**RECORDED DATA**
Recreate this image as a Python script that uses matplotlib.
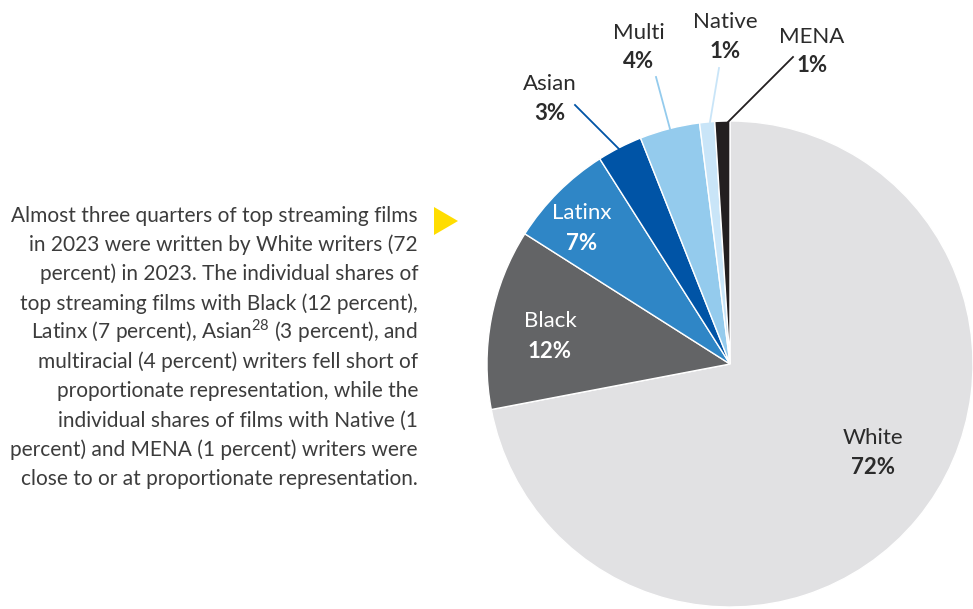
import matplotlib
matplotlib.use('Agg')
import matplotlib.pyplot as plt
from matplotlib.patches import Polygon

plt.rcParams['font.family'] = ['Lato', 'DejaVu Sans']
plt.rcParams['mathtext.fontset'] = 'custom'
plt.rcParams['mathtext.rm'] = 'Lato'

# data
groups = ['White', 'Black', 'Latinx', 'Asian', 'Multi', 'Native', 'MENA']
shares = [72, 12, 7, 3, 4, 1, 1]
colors = ['#e1e1e3', '#636466', '#2f86c6', '#0054a6', '#94cbed', '#c9e5f8', '#231f20']

body_lines = [
    "Almost three quarters of top streaming films",
    "in 2023 were written by White writers (72",
    "percent) in 2023. The individual shares of",
    "top streaming films with Black (12 percent),",
    "Latinx (7 percent), Asian$^{\\mathrm{28}}$ (3 percent), and",
    "multiracial (4 percent) writers fell short of",
    "proportionate representation, while the",
    "individual shares of films with Native (1",
    "percent) and MENA (1 percent) writers were",
    "close to or at proportionate representation.",
]

W, H = 973, 609
fig = plt.figure(figsize=(W / 100, H / 100), dpi=100)
ax = fig.add_axes([0, 0, 1, 1])

cx, cy, r = 730, H - 364, 243
wedges, _ = ax.pie(shares, colors=colors, startangle=90, counterclock=False,
                   center=(cx, cy), radius=r,
                   wedgeprops=dict(edgecolor='white', linewidth=1.0))
ax.set_xlim(0, W)
ax.set_ylim(0, H)
ax.set_aspect('equal')
ax.axis('off')

txt_dark = '#2b2b2b'
fs = 16

# labels inside
inside = {'White': (873, 438, txt_dark), 'Black': (550, 321, 'white'),
          'Latinx': (582, 213, 'white')}
for g, v in zip(groups, shares):
    if g in inside:
        x, y, c = inside[g]
        ax.text(x, H - y, g, ha='center', va='center', fontsize=fs, color=c)
        ax.text(x, H - y - 30, f'{v}%', ha='center', va='center', fontsize=fs,
                color=c, fontweight='bold')

# labels outside with leader lines
outside = {'Asian': ((550, 84), (575, 105), (619, 149)),
           'Multi': ((639, 33), (656, 77), (670, 129)),
           'Native': ((725, 22), (719, 68), (710, 122)),
           'MENA': ((812, 37), (793, 57), (728, 122))}
for g, v, c in zip(groups, shares, colors):
    if g in outside:
        (x, y), p0, p1 = outside[g]
        ax.text(x, H - y, g, ha='center', va='center', fontsize=fs, color=txt_dark)
        ax.text(x, H - y - 29, f'{v}%', ha='center', va='center', fontsize=fs,
                color=txt_dark, fontweight='bold')
        ax.plot([p0[0], p1[0]], [H - p0[1], H - p1[1]], color=c, lw=1.3)

for i, line in enumerate(body_lines):
    ax.text(418, H - (222 + 29.2 * i), line, ha='right', va='baseline',
            fontsize=15, color='#3c3c3c')

ax.add_patch(Polygon([[434, H - 207], [434, H - 235], [458, H - 221]],
                     closed=True, color='#ffdd00', lw=0))

fig.savefig('out.png', dpi=100)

**YOUR TASK**
Give an exact copy of the material, leaving out every picture.

**SOLUTION FOR THIS PROBLEM**
Recreate this image as a Python script that uses matplotlib.
import matplotlib
matplotlib.use('Agg')
import matplotlib.pyplot as plt
from matplotlib.patches import Polygon

plt.rcParams['font.family'] = ['Lato', 'DejaVu Sans']
plt.rcParams['mathtext.fontset'] = 'custom'
plt.rcParams['mathtext.rm'] = 'Lato'

# data
groups = ['White', 'Black', 'Latinx', 'Asian', 'Multi', 'Native', 'MENA']
shares = [72, 12, 7, 3, 4, 1, 1]
colors = ['#e1e1e3', '#636466', '#2f86c6', '#0054a6', '#94cbed', '#c9e5f8', '#231f20']

body_lines = [
    "Almost three quarters of top streaming films",
    "in 2023 were written by White writers (72",
    "percent) in 2023. The individual shares of",
    "top streaming films with Black (12 percent),",
    "Latinx (7 percent), Asian$^{\\mathrm{28}}$ (3 percent), and",
    "multiracial (4 percent) writers fell short of",
    "proportionate representation, while the",
    "individual shares of films with Native (1",
    "percent) and MENA (1 percent) writers were",
    "close to or at proportionate representation.",
]

W, H = 973, 609
fig = plt.figure(figsize=(W / 100, H / 100), dpi=100)
ax = fig.add_axes([0, 0, 1, 1])

cx, cy, r = 730, H - 364, 243
wedges, _ = ax.pie(shares, colors=colors, startangle=90, counterclock=False,
                   center=(cx, cy), radius=r,
                   wedgeprops=dict(edgecolor='white', linewidth=1.0))
ax.set_xlim(0, W)
ax.set_ylim(0, H)
ax.set_aspect('equal')
ax.axis('off')

txt_dark = '#2b2b2b'
fs = 16

# labels inside
inside = {'White': (873, 438, txt_dark), 'Black': (550, 321, 'white'),
          'Latinx': (582, 213, 'white')}
for g, v in zip(groups, shares):
    if g in inside:
        x, y, c = inside[g]
        ax.text(x, H - y, g, ha='center', va='center', fontsize=fs, color=c)
        ax.text(x, H - y - 30, f'{v}%', ha='center', va='center', fontsize=fs,
                color=c, fontweight='bold')

# labels outside with leader lines
outside = {'Asian': ((550, 84), (575, 105), (619, 149)),
           'Multi': ((639, 33), (656, 77), (670, 129)),
           'Native': ((725, 22), (719, 68), (710, 122)),
           'MENA': ((812, 37), (793, 57), (728, 122))}
for g, v, c in zip(groups, shares, colors):
    if g in outside:
        (x, y), p0, p1 = outside[g]
        ax.text(x, H - y, g, ha='center', va='center', fontsize=fs, color=txt_dark)
        ax.text(x, H - y - 29, f'{v}%', ha='center', va='center', fontsize=fs,
                color=txt_dark, fontweight='bold')
        ax.plot([p0[0], p1[0]], [H - p0[1], H - p1[1]], color=c, lw=1.3)

for i, line in enumerate(body_lines):
    ax.text(418, H - (222 + 29.2 * i), line, ha='right', va='baseline',
            fontsize=15, color='#3c3c3c')

ax.add_patch(Polygon([[434, H - 207], [434, H - 235], [458, H - 221]],
                     closed=True, color='#ffdd00', lw=0))

fig.savefig('out.png', dpi=100)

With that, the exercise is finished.